4985 Summer Avenue
Team Oster likes to drive up and down Summer Avenue in pursuit of groceries, car parts, hardware, and food. Yang's is one of those places that we've passed a million times. And each time Warren says, "Have you ever eaten there?" which really means, "Wanna eat there?" I always look in the window and report that the place is empty, which is my code for "Let's go somewhere else."
On Saturday I was in a rather conciliatory mood so when Warren asked if I'd ever eaten at Yang's, I said, "We can go if you want." He drove past and I looked in the window. Again it looked empty, but then I spotted a man reading his newspaper. "There's someone there," I said. That was all Warren needed to hear.
The kids (Satchel, 6, and Jiro, 5), who had not even eaten breakfast, were claiming they weren't hungry because our next stop was Target. (They needed to buy a birthday present for their friend. However, they each had birthday money of their own saved up and were already plotting their purchases.) I started listing some menu items for them, "They have hamburgers, chicken tenders, sandwiches, Chinese food..." Satchel looked at me and pointed at the chips lining the counter. "I'll have two bags of Doritos," he said. "I'll have Cheetos," Jiro added. I quickly disabused them of this idea. "You need to eat something else," I stressed. Eventually they agreed to split an order of chicken wings. I told them to get their chips and sit down.
Then Warren and I stared at the vast menu and tried to figure out what we wanted to eat. (Frankly I didn't want anything, but I was humoring Warren.) "I guess I'll try a gyro," I said uncharacteristically. I never order the gyro--not even at Elliot's where it is supposed to be awesome. (I think that's what I was imagining when I ordered it.)

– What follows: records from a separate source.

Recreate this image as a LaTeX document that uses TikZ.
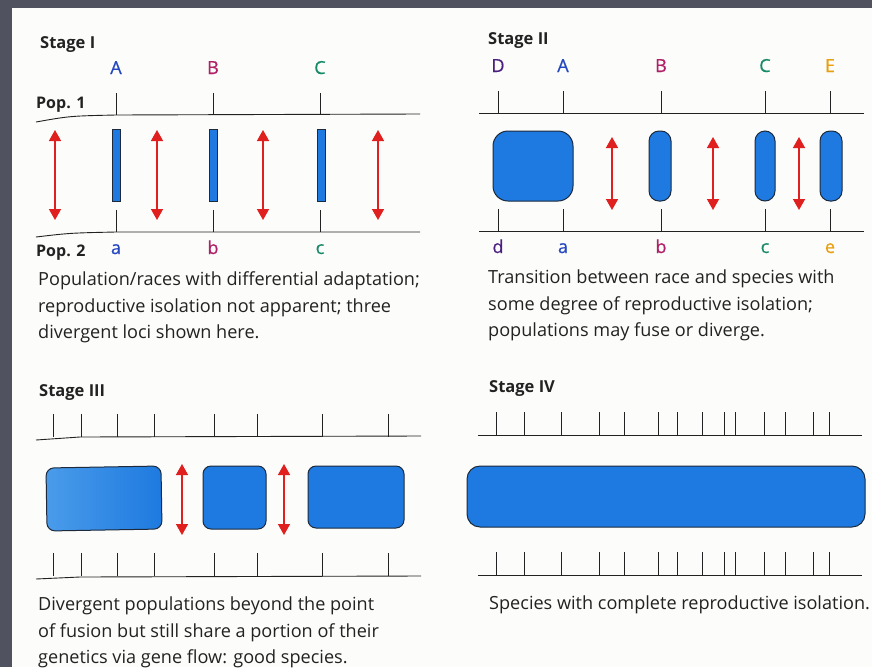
\documentclass[tikz,border=0pt]{standalone}
\usepackage{fontspec}
\setmainfont{Open Sans}
\newfontfamily\locfont[FakeBold=0.6]{Open Sans}
\usetikzlibrary{arrows.meta}
\definecolor{frame}{HTML}{50525F}
\definecolor{paper}{HTML}{FCFCFA}
\definecolor{popblue}{HTML}{1E7AE0}
\definecolor{lightblue}{HTML}{4A9CEA}
\definecolor{edge}{HTML}{1C2A3C}
\definecolor{arrred}{HTML}{E0201E}
\definecolor{lA}{HTML}{2547C0}
\definecolor{lB}{HTML}{B02068}
\definecolor{lC}{HTML}{178A68}
\definecolor{lD}{HTML}{4A1F80}
\definecolor{lE}{HTML}{E8A010}
\definecolor{ink}{HTML}{222222}
\begin{document}
\begin{tikzpicture}[x=1pt,y=-1pt,
  stagelbl/.style={anchor=base west,inner sep=0pt,font=\fontsize{16.5}{19}\selectfont\bfseries,text=ink},
  poplbl/.style={anchor=base west,inner sep=0pt,font=\fontsize{16}{18}\selectfont\bfseries,text=ink},
  locus/.style={anchor=base,inner sep=0pt,font=\fontsize{18}{20}\selectfont\locfont},
  caption/.style={anchor=base west,inner sep=0pt,font=\fontsize{18.1}{21}\selectfont,text=ink},
  chrom/.style={draw=ink,line width=0.9pt},
  tick/.style={draw=ink,line width=0.8pt},
  bar/.style={fill=popblue,draw=edge,line width=1pt},
  flow/.style={draw=arrred,line width=1.5pt,{Triangle[width=12pt,length=11pt]}-{Triangle[width=12pt,length=11pt]}}
]
\useasboundingbox (0,0) rectangle (872,667);
\fill[frame] (0,0) rectangle (872,667);
\fill[paper] (12,8) rectangle (872,667);

% ---------------- Stage I ----------------
\node[stagelbl] (s1) at (40,48) {Stage I};
\node[locus,text=lA] (IA) at (116,74) {A};
\node[locus,text=lB] (IB) at (213,74) {B};
\node[locus,text=lC] (IC) at (320,74) {C};
\node[poplbl] (p1) at (36,108) {Pop. 1};
\draw[chrom] (36,122) .. controls (70,116) .. (116,115) -- (420,114);
\foreach \x in {116,213,320} \draw[tick] (\x,93) -- (\x,115);
\foreach \x in {112,209,317} \draw[bar] (\x,129) rectangle ++(8,72);
\foreach \x/\n in {55/a1,157/a2,263/a3,378/a4} {
  \coordinate (\n t) at (\x,130); \coordinate (\n b) at (\x,220);
  \draw[flow] (\n t) -- (\n b);}
\foreach \x in {116,213,320} \draw[tick] (\x,210) -- (\x,232);
\draw[chrom] (36,237) .. controls (70,233) .. (116,232) -- (420,232);
\node[poplbl] (p2) at (36,256) {Pop. 2};
\node[locus,text=lA] (Ia) at (116,254) {a};
\node[locus,text=lB] (Ib) at (213,254) {b};
\node[locus,text=lC] (Ic) at (320,254) {c};
\node[caption] (c1a) at (38,285) {Population/races with differential adaptation;};
\node[caption] (c1b) at (38,312) {reproductive isolation not apparent; three};
\node[caption] (c1c) at (38,338) {divergent loci shown here.};

% ---------------- Stage II ----------------
\node[stagelbl] (s2) at (488,44) {Stage II};
\node[locus,text=lD] (IID) at (498,72) {D};
\node[locus,text=lA] (IIA) at (563,72) {A};
\node[locus,text=lB] (IIB) at (661,72) {B};
\node[locus,text=lC] (IIC) at (765,72) {C};
\node[locus,text=lE] (IIE) at (830,72) {E};
\draw[chrom] (479,113) -- (864,113);
\foreach \x in {498,563,661,765,830} \draw[tick] (\x,91) -- (\x,113);
\draw[bar,rounded corners=15pt] (493,131) rectangle (573,201);
\draw[bar,rounded corners=10pt] (649,131) rectangle (671,201);
\draw[bar,rounded corners=10pt] (755,131) rectangle (775,201);
\draw[bar,rounded corners=10pt] (820,131) rectangle (842,201);
\foreach \x/\n in {612/b1,713/b2,799/b3} {
  \coordinate (\n t) at (\x,137); \coordinate (\n b) at (\x,210);
  \draw[flow] (\n t) -- (\n b);}
\foreach \x in {498,563,661,765,830} \draw[tick] (\x,209) -- (\x,231);
\draw[chrom] (479,231) -- (864,231);
\node[locus,text=lD] (IId) at (498,253) {d};
\node[locus,text=lA] (IIa) at (563,253) {a};
\node[locus,text=lB] (IIb) at (661,253) {b};
\node[locus,text=lC] (IIc) at (765,253) {c};
\node[locus,text=lE] (IIe) at (830,253) {e};
\node[caption] (c2a) at (488,283) {Transition between race and species with};
\node[caption] (c2b) at (488,310) {some degree of reproductive isolation;};
\node[caption] (c2c) at (488,336) {populations may fuse or diverge.};

% ---------------- Stage III ----------------
\node[stagelbl] (s3) at (39,396) {Stage III};
\draw[chrom] (36,440) -- (80,437) -- (421,436);
\foreach \x in {53,81,117,154,214,257,322,388} \draw[tick] (\x,414) -- (\x,437);
\draw[draw=edge,line width=1pt,left color=lightblue,right color=popblue,rounded corners=8pt] (46,468) -- (161,466) -- (162,529) -- (47,531) -- cycle;
\draw[bar,rounded corners=8pt] (203,466) rectangle (266,529);
\draw[bar,rounded corners=8pt] (308,466) rectangle (404,528);
\foreach \x/\n in {182/c1,284/c2} {
  \coordinate (\n t) at (\x,464); \coordinate (\n b) at (\x,535);
  \draw[flow] (\n t) -- (\n b);}
\foreach \x in {53,81,117,154,214,257,322,388} \draw[tick] (\x,553) -- (\x,576);
\draw[chrom] (36,579) -- (80,577) -- (421,576);
\node[caption] (c3a) at (38,610) {Divergent populations beyond the point};
\node[caption] (c3b) at (38,637) {of fusion but still share a portion of their};
\node[caption] (c3c) at (38,663) {genetics via gene flow: good species.};

% ---------------- Stage IV ----------------
\node[stagelbl] (s4) at (489,392) {Stage IV};
\draw[chrom] (478,435) -- (862,435);
\foreach \x in {496,524,561,599,624,658,677,702,724,735,764,785,813,829} \draw[tick] (\x,412) -- (\x,435);
\draw[bar,rounded corners=13pt] (467,466) rectangle (865,527);
\foreach \x in {496,524,561,599,624,658,677,702,724,735,764,785,813,829} \draw[tick] (\x,552) -- (\x,575);
\draw[chrom] (478,575) -- (862,575);
\node[caption] (c4a) at (489,609) {Species with complete reproductive isolation.};
\end{tikzpicture}
\end{document}
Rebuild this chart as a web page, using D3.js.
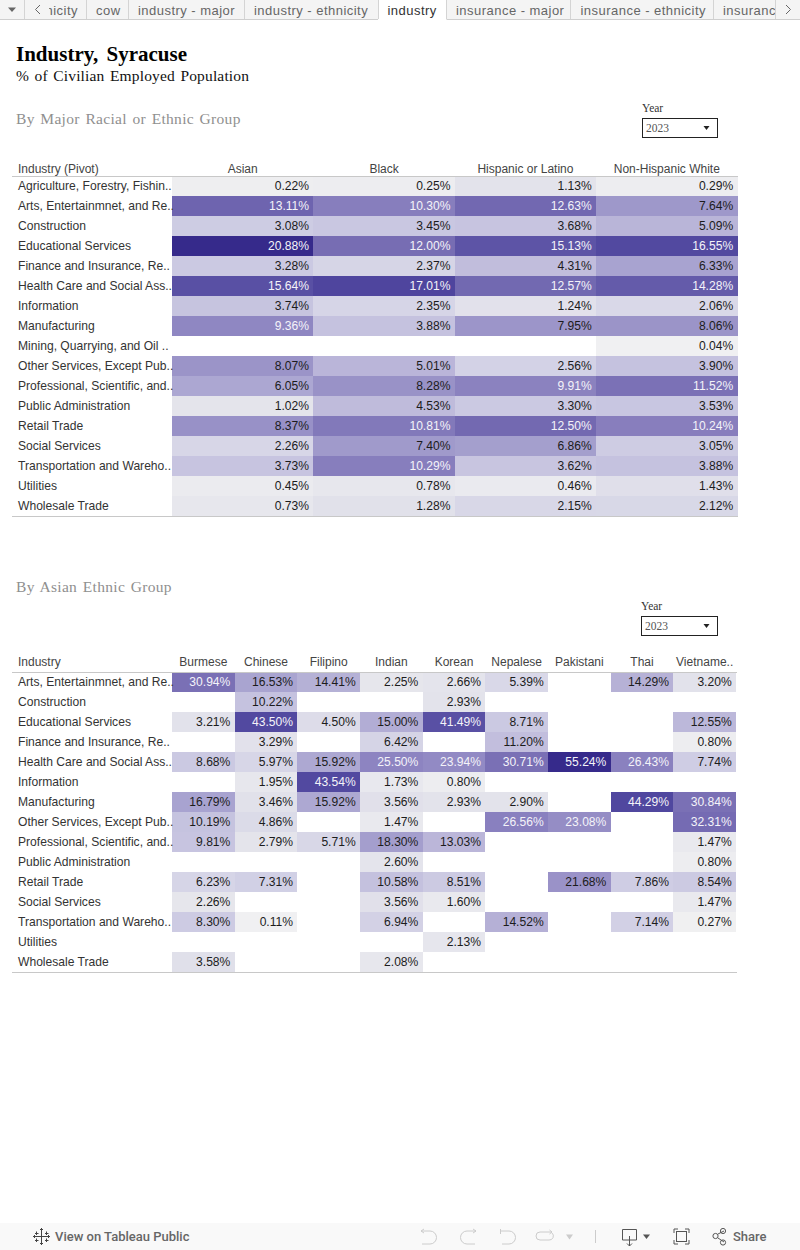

Warren was leaning towards Chinese food, which I thought was smart since they had several signs saying they specialized in "Chinese food and sandwich since 1983." He finally decided on General Tso's chicken, which came with fried rice and an egg roll. By now I was wondering if a gyro counted as a sandwich and if I had ordered the right thing. There was a table of guys nearby and I tried to see what they were eating, but their food was hidden in their little red baskets.
I ordered four waters and waited patiently for the nice pregnant woman behind the counter to ring me up. When she presented me with four gigantic styrofoam cups full of water, Warren pointed out that I was being charged .25 for each cup. Our final bill came to $21 and I found myself in one of those "Should I tip?" situations when my credit card receipt came with a line for the tip. It looked like there was one guy cooking and that he was also in charge of delivering the food, so I added a three dollar tip.
We joined the boys at the table and I resisted the urge to list the dozen other places on Summer Avenue where I would rather blow $24. The boys were just about done with their chips and each was covered in fake cheese powder. I did my best to clean them off before they started wiping orange funk all over their shirts. Meanwhile Warren said, "I think this place has an identity crisis." I looked up and he directed my attention to the antlers and bass fish mounted on the wall next to the Christmas lights. "They have highchairs though," he added, trying to remain positive.
Due to there only being one guy doing all of the cooking, we had plenty of time to take in the ambiance. The most noticeable aspect of the dining room was the small TV mounted to the ceiling. After ten minutes or so it dawned on me that it was tuned to QVC or some other advertising channel. It was very loud and very annoying.
Jiro needed to freshen up, so I escorted him to the restroom area. It was painted Pepto Bismol pink. Despite this, and the general dilapidated state of the restaurant, it still appeared clean-ish.
A few minutes after we sat back down, our food arrived piping hot.
One look at my gyro and I knew that I had made a mistake. The meat was sliced very thin and looked very processed. "Uh-oh," I said. Thankfully Warren did not get mad. He offered to share his with me, and then eventually eat mine. His chicken was okay--nothing spectacular. The fried rice was just rice and very boring. The egg roll was okay. Jiro declared his chicken wings "nasty" without even tasting them, but Satchel ate the one he agreed to eat when I let him get the Doritos. I tried one and they were fine. I glanced around for hot sauce, but didn't see any, so I just ate it plain.
Eventually the kids were begging for quarters for the gum machine and most of the food on our table was gone. (The order of fries proving to be the most popular item.) While we were there people continued to filter in. I kept trying to see what everyone was eating, convinced that Yang's must have some secret treasure hidden among the hundreds of menu items.
Maybe it's the muffaletta?
I won't be back to find out.
After all of the comments, Warren and I couldn't resist driving through for a muffaletta on our way home from the movies. It is definitely worth going back for--and I liked the drive-thru experience much more than dining in. Now we just feel silly for ordering Chinese food!